[Problem description] Below is a listing; write it out exactly and drop any images from it.

[Raw data]
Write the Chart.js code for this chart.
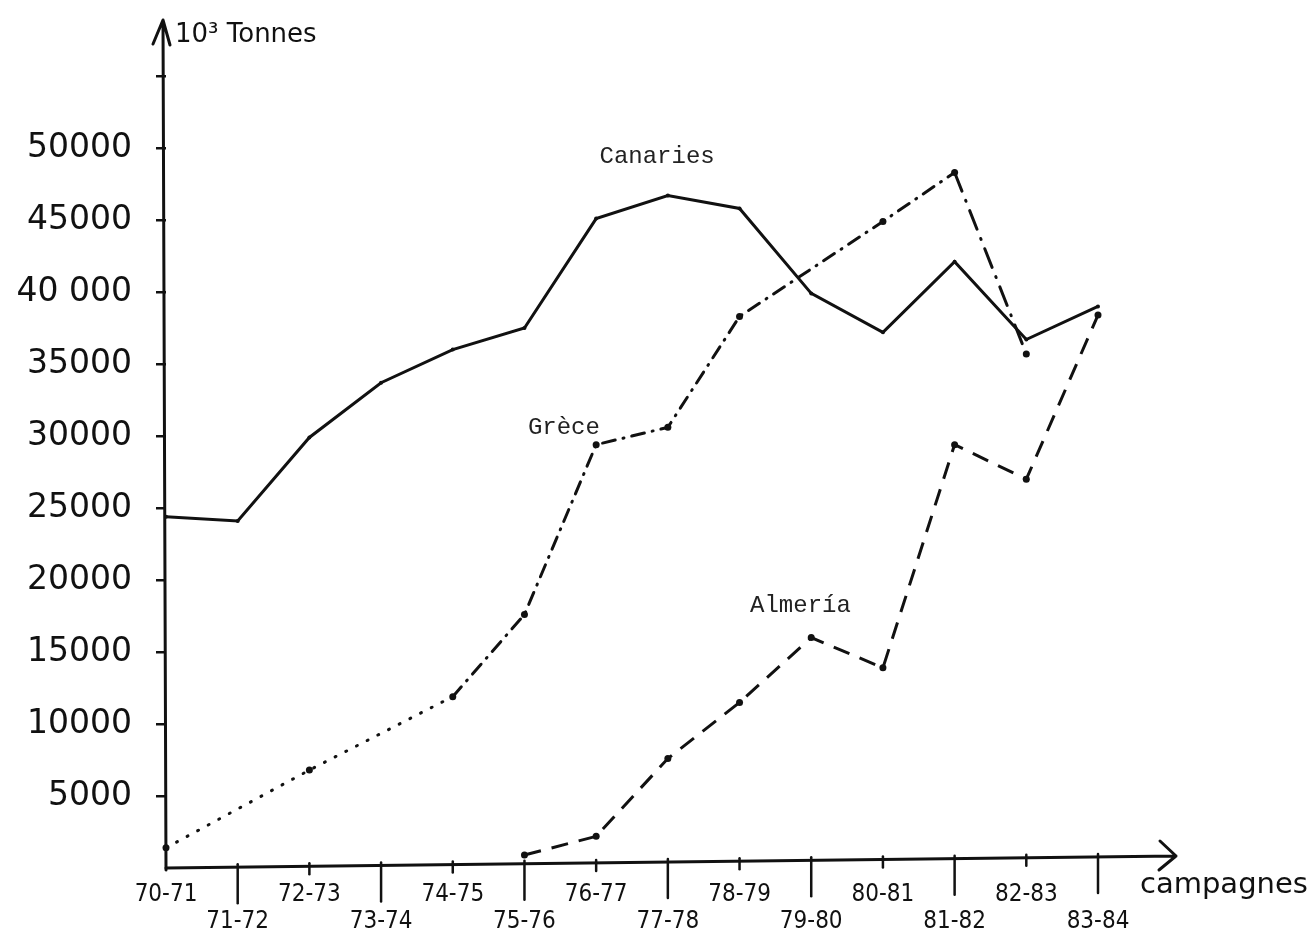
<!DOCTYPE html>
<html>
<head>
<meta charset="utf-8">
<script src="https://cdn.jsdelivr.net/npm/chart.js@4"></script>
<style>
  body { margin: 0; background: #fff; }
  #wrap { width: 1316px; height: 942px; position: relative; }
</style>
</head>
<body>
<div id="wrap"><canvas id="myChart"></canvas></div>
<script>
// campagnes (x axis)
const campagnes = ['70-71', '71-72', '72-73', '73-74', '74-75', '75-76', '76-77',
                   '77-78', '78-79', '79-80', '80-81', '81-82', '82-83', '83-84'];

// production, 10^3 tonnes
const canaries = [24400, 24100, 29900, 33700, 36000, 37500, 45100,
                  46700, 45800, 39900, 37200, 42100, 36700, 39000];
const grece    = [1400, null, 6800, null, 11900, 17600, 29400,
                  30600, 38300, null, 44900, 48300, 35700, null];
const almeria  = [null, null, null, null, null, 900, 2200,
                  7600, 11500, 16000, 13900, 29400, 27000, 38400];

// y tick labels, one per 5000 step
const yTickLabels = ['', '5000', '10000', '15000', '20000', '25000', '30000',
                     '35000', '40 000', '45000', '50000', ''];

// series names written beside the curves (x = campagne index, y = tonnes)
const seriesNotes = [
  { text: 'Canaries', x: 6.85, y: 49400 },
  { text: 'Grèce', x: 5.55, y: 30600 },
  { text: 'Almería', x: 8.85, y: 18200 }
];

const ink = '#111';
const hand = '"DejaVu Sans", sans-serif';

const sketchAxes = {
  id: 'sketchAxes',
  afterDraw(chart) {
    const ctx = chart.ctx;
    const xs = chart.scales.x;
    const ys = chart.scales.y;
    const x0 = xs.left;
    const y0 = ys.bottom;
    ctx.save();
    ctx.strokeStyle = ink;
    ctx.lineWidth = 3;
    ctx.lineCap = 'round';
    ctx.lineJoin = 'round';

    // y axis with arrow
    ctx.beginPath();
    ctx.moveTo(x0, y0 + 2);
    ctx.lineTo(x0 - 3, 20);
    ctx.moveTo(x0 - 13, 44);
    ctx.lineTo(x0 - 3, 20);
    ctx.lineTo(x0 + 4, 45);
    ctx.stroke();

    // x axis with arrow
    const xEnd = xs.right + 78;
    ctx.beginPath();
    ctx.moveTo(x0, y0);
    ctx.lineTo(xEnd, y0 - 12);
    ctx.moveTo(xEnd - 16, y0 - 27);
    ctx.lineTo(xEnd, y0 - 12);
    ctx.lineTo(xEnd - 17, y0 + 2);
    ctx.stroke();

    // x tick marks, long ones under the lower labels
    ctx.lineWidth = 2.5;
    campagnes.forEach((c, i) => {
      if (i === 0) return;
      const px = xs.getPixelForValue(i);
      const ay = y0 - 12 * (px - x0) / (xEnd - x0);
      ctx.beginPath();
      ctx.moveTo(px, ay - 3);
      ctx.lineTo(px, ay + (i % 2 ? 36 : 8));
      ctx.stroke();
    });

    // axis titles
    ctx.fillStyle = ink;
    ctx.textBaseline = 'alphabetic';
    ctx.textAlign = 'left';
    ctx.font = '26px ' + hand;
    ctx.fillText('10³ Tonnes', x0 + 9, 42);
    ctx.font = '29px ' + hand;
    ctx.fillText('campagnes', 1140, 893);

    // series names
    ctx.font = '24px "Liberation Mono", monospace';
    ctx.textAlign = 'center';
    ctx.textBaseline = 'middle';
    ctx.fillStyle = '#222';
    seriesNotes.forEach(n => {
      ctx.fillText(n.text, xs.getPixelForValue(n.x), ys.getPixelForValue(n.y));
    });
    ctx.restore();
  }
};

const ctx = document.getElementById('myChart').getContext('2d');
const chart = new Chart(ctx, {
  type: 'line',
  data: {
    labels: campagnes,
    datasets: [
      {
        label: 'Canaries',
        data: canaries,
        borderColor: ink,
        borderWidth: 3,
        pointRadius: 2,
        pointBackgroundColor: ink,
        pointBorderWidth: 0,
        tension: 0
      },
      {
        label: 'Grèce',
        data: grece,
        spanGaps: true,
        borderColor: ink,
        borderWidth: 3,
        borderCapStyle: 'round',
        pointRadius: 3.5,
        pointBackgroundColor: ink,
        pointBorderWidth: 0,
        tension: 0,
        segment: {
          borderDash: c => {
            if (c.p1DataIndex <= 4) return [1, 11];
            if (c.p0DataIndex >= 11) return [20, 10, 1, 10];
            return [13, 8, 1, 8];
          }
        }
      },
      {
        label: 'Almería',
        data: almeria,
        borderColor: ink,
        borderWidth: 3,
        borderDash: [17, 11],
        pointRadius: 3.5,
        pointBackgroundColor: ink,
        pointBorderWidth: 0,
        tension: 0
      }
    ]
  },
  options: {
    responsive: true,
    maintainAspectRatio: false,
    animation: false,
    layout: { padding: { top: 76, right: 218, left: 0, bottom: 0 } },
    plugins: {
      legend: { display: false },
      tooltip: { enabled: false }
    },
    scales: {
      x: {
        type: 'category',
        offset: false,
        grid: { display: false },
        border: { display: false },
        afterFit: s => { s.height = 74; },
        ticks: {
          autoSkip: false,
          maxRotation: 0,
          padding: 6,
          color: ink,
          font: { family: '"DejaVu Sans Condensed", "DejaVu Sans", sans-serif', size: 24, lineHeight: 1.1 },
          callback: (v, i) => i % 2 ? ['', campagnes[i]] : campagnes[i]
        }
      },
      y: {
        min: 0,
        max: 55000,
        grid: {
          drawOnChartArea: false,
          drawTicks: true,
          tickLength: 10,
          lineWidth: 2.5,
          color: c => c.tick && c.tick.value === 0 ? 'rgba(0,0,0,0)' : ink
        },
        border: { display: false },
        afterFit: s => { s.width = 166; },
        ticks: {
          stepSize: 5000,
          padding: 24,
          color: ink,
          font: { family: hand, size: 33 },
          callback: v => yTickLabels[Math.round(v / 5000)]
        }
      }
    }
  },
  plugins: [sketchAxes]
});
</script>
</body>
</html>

[Solution to the problem]
Write the Chart.js code for this chart.
<!DOCTYPE html>
<html>
<head>
<meta charset="utf-8">
<script src="https://cdn.jsdelivr.net/npm/chart.js@4"></script>
<style>
  body { margin: 0; background: #fff; }
  #wrap { width: 1316px; height: 942px; position: relative; }
</style>
</head>
<body>
<div id="wrap"><canvas id="myChart"></canvas></div>
<script>
// campagnes (x axis)
const campagnes = ['70-71', '71-72', '72-73', '73-74', '74-75', '75-76', '76-77',
                   '77-78', '78-79', '79-80', '80-81', '81-82', '82-83', '83-84'];

// production, 10^3 tonnes
const canaries = [24400, 24100, 29900, 33700, 36000, 37500, 45100,
                  46700, 45800, 39900, 37200, 42100, 36700, 39000];
const grece    = [1400, null, 6800, null, 11900, 17600, 29400,
                  30600, 38300, null, 44900, 48300, 35700, null];
const almeria  = [null, null, null, null, null, 900, 2200,
                  7600, 11500, 16000, 13900, 29400, 27000, 38400];

// y tick labels, one per 5000 step
const yTickLabels = ['', '5000', '10000', '15000', '20000', '25000', '30000',
                     '35000', '40 000', '45000', '50000', ''];

// series names written beside the curves (x = campagne index, y = tonnes)
const seriesNotes = [
  { text: 'Canaries', x: 6.85, y: 49400 },
  { text: 'Grèce', x: 5.55, y: 30600 },
  { text: 'Almería', x: 8.85, y: 18200 }
];

const ink = '#111';
const hand = '"DejaVu Sans", sans-serif';

const sketchAxes = {
  id: 'sketchAxes',
  afterDraw(chart) {
    const ctx = chart.ctx;
    const xs = chart.scales.x;
    const ys = chart.scales.y;
    const x0 = xs.left;
    const y0 = ys.bottom;
    ctx.save();
    ctx.strokeStyle = ink;
    ctx.lineWidth = 3;
    ctx.lineCap = 'round';
    ctx.lineJoin = 'round';

    // y axis with arrow
    ctx.beginPath();
    ctx.moveTo(x0, y0 + 2);
    ctx.lineTo(x0 - 3, 20);
    ctx.moveTo(x0 - 13, 44);
    ctx.lineTo(x0 - 3, 20);
    ctx.lineTo(x0 + 4, 45);
    ctx.stroke();

    // x axis with arrow
    const xEnd = xs.right + 78;
    ctx.beginPath();
    ctx.moveTo(x0, y0);
    ctx.lineTo(xEnd, y0 - 12);
    ctx.moveTo(xEnd - 16, y0 - 27);
    ctx.lineTo(xEnd, y0 - 12);
    ctx.lineTo(xEnd - 17, y0 + 2);
    ctx.stroke();

    // x tick marks, long ones under the lower labels
    ctx.lineWidth = 2.5;
    campagnes.forEach((c, i) => {
      if (i === 0) return;
      const px = xs.getPixelForValue(i);
      const ay = y0 - 12 * (px - x0) / (xEnd - x0);
      ctx.beginPath();
      ctx.moveTo(px, ay - 3);
      ctx.lineTo(px, ay + (i % 2 ? 36 : 8));
      ctx.stroke();
    });

    // axis titles
    ctx.fillStyle = ink;
    ctx.textBaseline = 'alphabetic';
    ctx.textAlign = 'left';
    ctx.font = '26px ' + hand;
    ctx.fillText('10³ Tonnes', x0 + 9, 42);
    ctx.font = '29px ' + hand;
    ctx.fillText('campagnes', 1140, 893);

    // series names
    ctx.font = '24px "Liberation Mono", monospace';
    ctx.textAlign = 'center';
    ctx.textBaseline = 'middle';
    ctx.fillStyle = '#222';
    seriesNotes.forEach(n => {
      ctx.fillText(n.text, xs.getPixelForValue(n.x), ys.getPixelForValue(n.y));
    });
    ctx.restore();
  }
};

const ctx = document.getElementById('myChart').getContext('2d');
const chart = new Chart(ctx, {
  type: 'line',
  data: {
    labels: campagnes,
    datasets: [
      {
        label: 'Canaries',
        data: canaries,
        borderColor: ink,
        borderWidth: 3,
        pointRadius: 2,
        pointBackgroundColor: ink,
        pointBorderWidth: 0,
        tension: 0
      },
      {
        label: 'Grèce',
        data: grece,
        spanGaps: true,
        borderColor: ink,
        borderWidth: 3,
        borderCapStyle: 'round',
        pointRadius: 3.5,
        pointBackgroundColor: ink,
        pointBorderWidth: 0,
        tension: 0,
        segment: {
          borderDash: c => {
            if (c.p1DataIndex <= 4) return [1, 11];
            if (c.p0DataIndex >= 11) return [20, 10, 1, 10];
            return [13, 8, 1, 8];
          }
        }
      },
      {
        label: 'Almería',
        data: almeria,
        borderColor: ink,
        borderWidth: 3,
        borderDash: [17, 11],
        pointRadius: 3.5,
        pointBackgroundColor: ink,
        pointBorderWidth: 0,
        tension: 0
      }
    ]
  },
  options: {
    responsive: true,
    maintainAspectRatio: false,
    animation: false,
    layout: { padding: { top: 76, right: 218, left: 0, bottom: 0 } },
    plugins: {
      legend: { display: false },
      tooltip: { enabled: false }
    },
    scales: {
      x: {
        type: 'category',
        offset: false,
        grid: { display: false },
        border: { display: false },
        afterFit: s => { s.height = 74; },
        ticks: {
          autoSkip: false,
          maxRotation: 0,
          padding: 6,
          color: ink,
          font: { family: '"DejaVu Sans Condensed", "DejaVu Sans", sans-serif', size: 24, lineHeight: 1.1 },
          callback: (v, i) => i % 2 ? ['', campagnes[i]] : campagnes[i]
        }
      },
      y: {
        min: 0,
        max: 55000,
        grid: {
          drawOnChartArea: false,
          drawTicks: true,
          tickLength: 10,
          lineWidth: 2.5,
          color: c => c.tick && c.tick.value === 0 ? 'rgba(0,0,0,0)' : ink
        },
        border: { display: false },
        afterFit: s => { s.width = 166; },
        ticks: {
          stepSize: 5000,
          padding: 24,
          color: ink,
          font: { family: hand, size: 33 },
          callback: v => yTickLabels[Math.round(v / 5000)]
        }
      }
    }
  },
  plugins: [sketchAxes]
});
</script>
</body>
</html>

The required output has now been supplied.